Upcoming Budget To Likely Boost Allocations For Farm Sector Schemes And Enhance Rural Economy, Say Experts
In 2019 interim Budget, released ahead of the 2019 general elections, the govt launched the PM-Kisan Samman Nidhi scheme, which provided financial assistance up to Rs 6,000 to small farmers annually
The government could significantly increase the allocation for crucial farm sector schemes and boost credit in the upcoming Interim Budget to push the rural economy, experts noted ahead of the Budget.
Finance Minister Nirmala Sitharaman will present the Budget on February 1, 2024, ahead of the 2024 Lok Sabha elections. Notably, growth in the agriculture sector is estimated to slow down to 1.8 per cent in the current fiscal year, from 4 per cent a year ago, reported PTI.
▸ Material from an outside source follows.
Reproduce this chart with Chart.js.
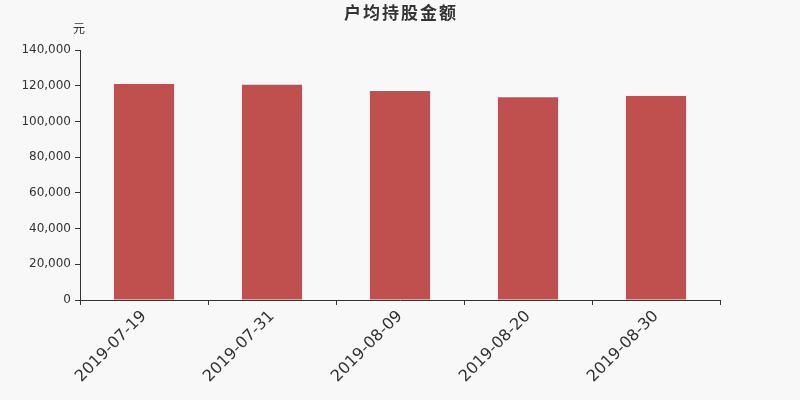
<!DOCTYPE html>
<html>
<head>
<meta charset="utf-8">
<script src="https://cdn.jsdelivr.net/npm/chart.js@4"></script>
<style>
  html, body { margin: 0; padding: 0; background: #f8f8f8; }
  #wrap { width: 800px; height: 400px; }
</style>
</head>
<body>
<div id="wrap"><canvas id="holdChart"></canvas></div>
<script>
// data
const dates = ['2019-07-19', '2019-07-31', '2019-08-09', '2019-08-20', '2019-08-30'];
const avgHolding = [121000, 120600, 117000, 113600, 114200];
const chartTitle = '户均持股金额';
const unitLabel = '元';

const textColor = '#333333';
const fontFamily = '"DejaVu Sans", "Noto Sans CJK SC", sans-serif';

// title centred on the whole canvas, plus the unit label above the y axis
const headerPlugin = {
    id: 'header',
    afterDraw(chart) {
        const ctx = chart.ctx;
        const yScale = chart.scales.y;
        ctx.save();
        ctx.fillStyle = textColor;
        ctx.textAlign = 'center';
        ctx.textBaseline = 'middle';
        ctx.font = 'bold 17px "Noto Sans CJK SC", sans-serif';
        if ('letterSpacing' in ctx) ctx.letterSpacing = '2px';
        ctx.fillText(chartTitle, chart.width / 2 + 1, 13);
        if ('letterSpacing' in ctx) ctx.letterSpacing = '0px';
        ctx.font = '12px "Noto Sans CJK SC", sans-serif';
        ctx.fillText(unitLabel, yScale.right - 1, 28);
        ctx.restore();
    }
};

const ctx = document.getElementById('holdChart').getContext('2d');
const holdChart = new Chart(ctx, {
    type: 'bar',
    data: {
        labels: dates,
        datasets: [{
            label: chartTitle,
            data: avgHolding,
            backgroundColor: '#c0504d',
            borderWidth: 0,
            categoryPercentage: 1.0,
            barPercentage: 0.47
        }]
    },
    options: {
        responsive: true,
        maintainAspectRatio: false,
        animation: false,
        layout: {
            padding: { left: 0, right: 80, top: 50, bottom: 0 }
        },
        scales: {
            x: {
                grid: {
                    display: true,
                    offset: true,
                    drawOnChartArea: false,
                    drawTicks: true,
                    tickLength: 5,
                    color: '#333333'
                },
                border: { display: true, color: '#333333', width: 1 },
                ticks: {
                    color: textColor,
                    font: { family: fontFamily, size: 16 },
                    maxRotation: 45,
                    minRotation: 45,
                    padding: 2
                },
                afterFit: (scale) => { scale.height = 100; }
            },
            y: {
                min: 0,
                max: 140000,
                ticks: {
                    stepSize: 20000,
                    color: textColor,
                    font: { family: fontFamily, size: 12 },
                    padding: 4,
                    callback: (value) => value.toLocaleString('en-US')
                },
                grid: {
                    display: true,
                    drawOnChartArea: false,
                    drawTicks: true,
                    tickLength: 5,
                    color: '#333333'
                },
                border: { display: true, color: '#333333', width: 1 },
                afterFit: (scale) => { scale.width = 80; }
            }
        },
        plugins: {
            title: { display: false },
            legend: { display: false },
            tooltip: { enabled: false }
        }
    },
    plugins: [headerPlugin]
});
</script>
</body>
</html>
In the previous interim Budget of 2019, released ahead of the general elections held that year, the government launched the PM-Kisan Samman Nidhi scheme, which provided financial assistance up to Rs 6,000 to small farmers annually. Analysts noted that there are projections that the quantity of assistance could increase in the upcoming Budget keeping given the elections ahead.
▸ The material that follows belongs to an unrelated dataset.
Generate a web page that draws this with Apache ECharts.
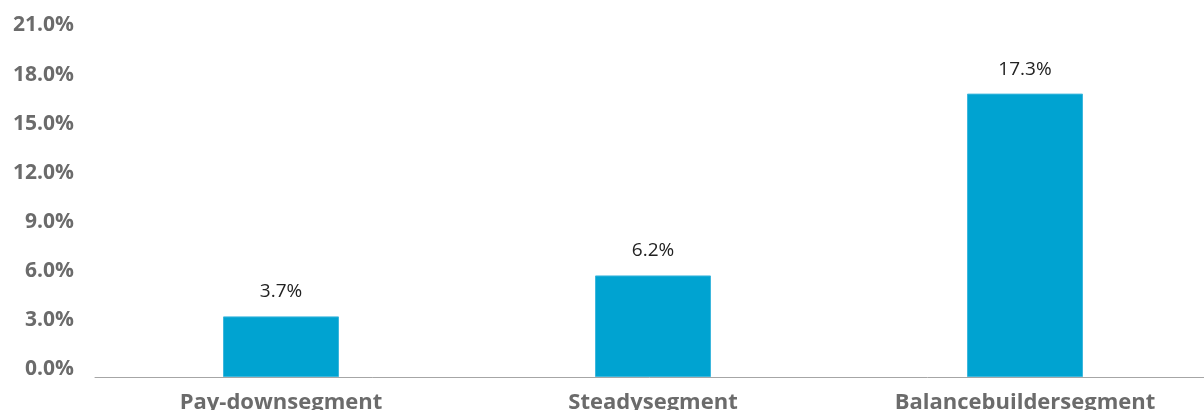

Further, the government could potentially announce a major increase in the agricultural credit target to Rs 22-25 lakh crore for the upcoming fiscal year and ensure that every eligible farmer has access to formal credit, the report noted. The government’s agri-credit target for the ongoing fiscal year is Rs 20 lakh crore and as of December 2023, 82 per cent of the fiscal target has been achieved.
Chandrajit Banerjee, Director General, CII (Confederation of Indian Industry), noted, “Agriculture and rural segments should be a key priority to drive inclusive growth in the interim Budget. In agriculture, warehousing must be promoted to reduce wastage. Coverage of electronic Negotiable Warehouse Receipts (eNWRs) must be increased, and we have recommended allowing them to be used to access finance, trading, and settlement of trade.”
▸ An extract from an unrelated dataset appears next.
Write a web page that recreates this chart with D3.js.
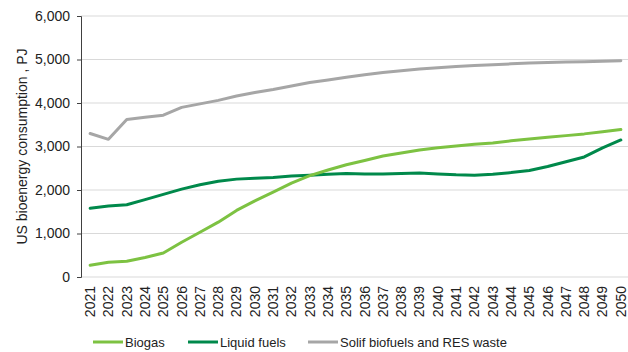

The industry body also stated that the country needs to adapt fertiliser subsidies directly as cash transfers to the farmers. Gaurav Manchanda, founder and MD, The Organic World, said, “India needs budgetary support and stronger Farmer Producer Organisations (FPOs) to optimise operations and tap into emerging market opportunities. Higher farm insurance outlays, greater investment in rural employment schemes, better irrigation facilities, and improved rural infrastructure can make a huge difference.”
Notably, in the 2023-24 Union Budget, the Finance Minister allocated Rs 1.25 lakh crore to the Ministry of Agriculture and Farmers’ Welfare, a much higher amount than the allocation of Rs 27,662.67 crore made in 2013-14.
Regarding the expectations for the forthcoming Budget, M K Dhanuka, MD, Dhanuka Agritech, noted, “The government will continue the initiatives taken for the promotion of agriculture. Specifically, we expect some increase in PM-Kisan Samman Nidhi and enhanced rural spending, potentially manifesting in larger allocations for established rural schemes. Improving rural infrastructure is likely to remain a prominent government priority.”
In the previous Budget, the PM-Kisan scheme was allocated Rs 60,000 crore. As of November end 2023, under the scheme, over Rs 2.81 lakh crore have been released to over 11 crore farmers via Direct Benefit Transfer (DBT).
Speaking on another aspect of the agriculture sector, Ajai Rana, Chairman, the Federation of Seed Industry of India (FSII), and CEO, Savannah Seeds, stated, “There is no denying that to improve productivity and farmers' income, we need more innovation. In this backdrop, a policy which encourages the protection of intellectual property and foreign investment would be helpful as this will encourage more players to invest in India benefiting our economy, farmers, and overall productivity.”
CII also recommended that food and fertiliser subsidies should be rationalised by better targeting and efficient utilisation. The industry body stated that the present food subsidy programme is based on data available from the ‘Household Consumer Expenditure Survey 2011-12’ and it urged the use of current data to better target the subsidies, in line with economic growth.